The majority of Malaysian and Thai locations saw their scores improve and rose in the liveability rankings too. Bangkok is the highest rated Thai city, sitting in 89th place, whilst George Town and Kuala Lumpur have risen to 97th and 98th in the rankings respectively.

“Both Thailand and Malaysia continue to develop and improve their infrastructure which has seen their liveability scores steadily improve over recent years. In particular, advances in road and transport infrastructure have improved access to areas in these countries that were once considered far more remote,” says Mr Quane.

Japanese cities continue to perform strongly, with all four of the Japanese locations (Tokyo, Nagoya, Osaka and Yokohama) included in the rankings featuring in the top ten. This is despite Osaka’s score dropping slightly due to the effects of Typhoon Jebi, which caused significant damage to the city.

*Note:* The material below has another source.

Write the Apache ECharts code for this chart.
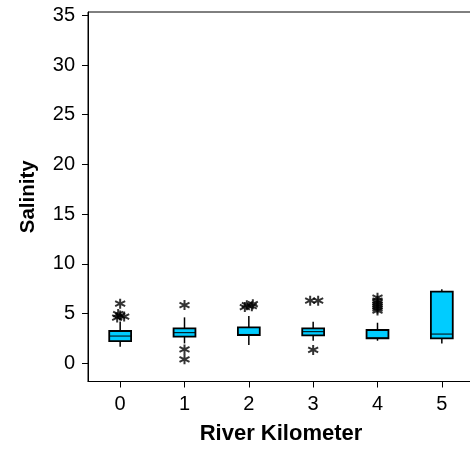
<!DOCTYPE html>
<html>
<head>
<meta charset="utf-8">
<script src="https://cdn.jsdelivr.net/npm/echarts@6/dist/echarts.min.js"></script>
<style>
  html, body { margin: 0; padding: 0; background: #fff; overflow: hidden; }
  #chart { width: 470px; height: 451px; }
</style>
</head>
<body>
<div id="chart"></div>
<script>
// River kilometre stations along the x axis
const kilometers = ['0', '1', '2', '3', '4', '5'];

// Five-number summaries per station: [low whisker, Q1, median, Q3, high whisker]
const lowWhisker  = [1.67, 2.00, 1.84, 2.27, 2.27, 2.00];
const quartile1   = [2.24, 2.68, 2.84, 2.81, 2.51, 2.51];
const medians     = [2.74, 3.08, 2.90, 3.18, 2.56, 2.94];
const quartile3   = [3.25, 3.52, 3.62, 3.52, 3.35, 7.20];
const highWhisker = [4.20, 4.62, 4.75, 4.18, 4.08, 7.44];

// Outlying salinity readings per station
const outliers0 = [4.60, 4.70, 4.80, 4.95, 6.00];
const outliers1 = [5.86, 1.40, 0.40];
const outliers2 = [5.65, 5.75, 5.85, 5.95];
const outliers3 = [6.30, 6.30, 1.35];
const outliers4 = [5.30, 5.50, 5.70, 5.90, 6.10, 6.30, 6.60];
const outliers5 = [];

// Y axis tick labels
const salinityTicks = [0, 5, 10, 15, 20, 25, 30, 35];

// Small sideways nudges (px) so tied readings stay visible
const tieNudge = [
  [-3, 4, 0, -2, 0],
  [0, 0, 0],
  [-4, 3, -2, 4],
  [-3, 5, 0],
  [0, 0, 0, 0, 0, 0, 0],
  []
];

const outlierSets = [outliers0, outliers1, outliers2, outliers3, outliers4, outliers5];

const boxData = kilometers.map((k, i) => [i, lowWhisker[i], quartile1[i], medians[i], quartile3[i], highWhisker[i]]);

const outlierData = [];
outlierSets.forEach((set, i) => {
  set.forEach((v, j) => {
    outlierData.push({ value: [i, v], symbolOffset: [tieNudge[i][j] || 0, 0] });
  });
});

// Asterisk marker: vertical stroke plus two diagonals
const asterisk = 'path://M5 0L5 10M0.67 2.5L9.33 7.5M0.67 7.5L9.33 2.5';

const font = "'Liberation Sans', Arial, Helvetica, sans-serif";

const chart = echarts.init(document.getElementById('chart'), null, { renderer: 'canvas' });

chart.setOption({
  animation: false,
  backgroundColor: '#fff',
  grid: {
    left: 88, top: 12, width: 386, height: 369.5,
    outerBoundsMode: 'none',
    containLabel: false,
    show: true, borderColor: '#000', borderWidth: 1, backgroundColor: 'transparent'
  },
  xAxis: {
    type: 'category',
    data: kilometers,
    boundaryGap: true,
    name: 'River Kilometer',
    nameLocation: 'middle',
    nameGap: 41,
    nameTextStyle: { fontFamily: font, fontWeight: 'bold', fontSize: 22, color: '#000' },
    axisLine: { show: true, onZero: false, lineStyle: { color: '#000', width: 1 } },
    axisTick: { show: true, alignWithLabel: true, inside: false, length: 6, lineStyle: { color: '#000', width: 1 } },
    axisLabel: { fontFamily: font, fontSize: 20, color: '#000', margin: 13 },
    splitLine: { show: false }
  },
  yAxis: {
    type: 'value',
    min: -1.83,
    max: 35.33,
    name: 'Salinity',
    nameLocation: 'middle',
    nameGap: 49,
    nameRotate: 90,
    nameTextStyle: { fontFamily: font, fontWeight: 'bold', fontSize: 20.5, color: '#000' },
    axisLine: { show: true, onZero: false, lineStyle: { color: '#000', width: 1 } },
    axisTick: { show: true, inside: false, length: 6, customValues: salinityTicks, lineStyle: { color: '#000', width: 1 } },
    axisLabel: { fontFamily: font, fontSize: 20, color: '#000', margin: 13, customValues: salinityTicks },
    splitLine: { show: false }
  },
  series: [
    {
      type: 'custom',
      name: 'box',
      data: boxData,
      encode: { x: 0, y: [1, 2, 3, 4, 5] },
      renderItem: function (params, api) {
        const x = api.value(0);
        const lo = api.coord([x, api.value(1)]);
        const q1 = api.coord([x, api.value(2)]);
        const md = api.coord([x, api.value(3)]);
        const q3 = api.coord([x, api.value(4)]);
        const hi = api.coord([x, api.value(5)]);
        const w = api.size([1, 0])[0] * 0.34;
        const cx = lo[0];
        const lineStyle = { stroke: '#000', lineWidth: 1.5 };
        return {
          type: 'group',
          children: [
            { type: 'line', shape: { x1: cx, y1: q1[1], x2: cx, y2: lo[1] }, style: lineStyle },
            { type: 'line', shape: { x1: cx, y1: q3[1], x2: cx, y2: hi[1] }, style: lineStyle },
            {
              type: 'rect',
              shape: { x: cx - w / 2, y: q3[1], width: w, height: q1[1] - q3[1] },
              style: { fill: '#00CCFF', stroke: '#000', lineWidth: 1.8 }
            },
            { type: 'line', shape: { x1: cx - w / 2, y1: md[1], x2: cx + w / 2, y2: md[1] }, style: { stroke: '#000', lineWidth: 1 } }
          ]
        };
      }
    },
    {
      type: 'scatter',
      name: 'outliers',
      data: outlierData,
      symbol: asterisk,
      symbolSize: 10,
      itemStyle: { color: 'rgba(0,0,0,0)', borderColor: '#000', borderWidth: 2 }
    }
  ]
});
</script>
</body>
</html>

The only other Asian location to experience a drop in their liveability ranking as significant as Hong Kong was Colombo in Sri Lanka which fell twelve places to 194th overall, likely driven by considerable political instability over recent months owing to a constitutional crisis over the Prime Minister’s position.

Outside of Asia, the ECA International survey highlights cities in Australia and New Zealand as offering the best quality of living for Asian workers, with Brisbane and Sydney joint second in the rankings. Copenhagen, the capital of Denmark, is the most liveable European location for Asian expats, and joint tenth overall.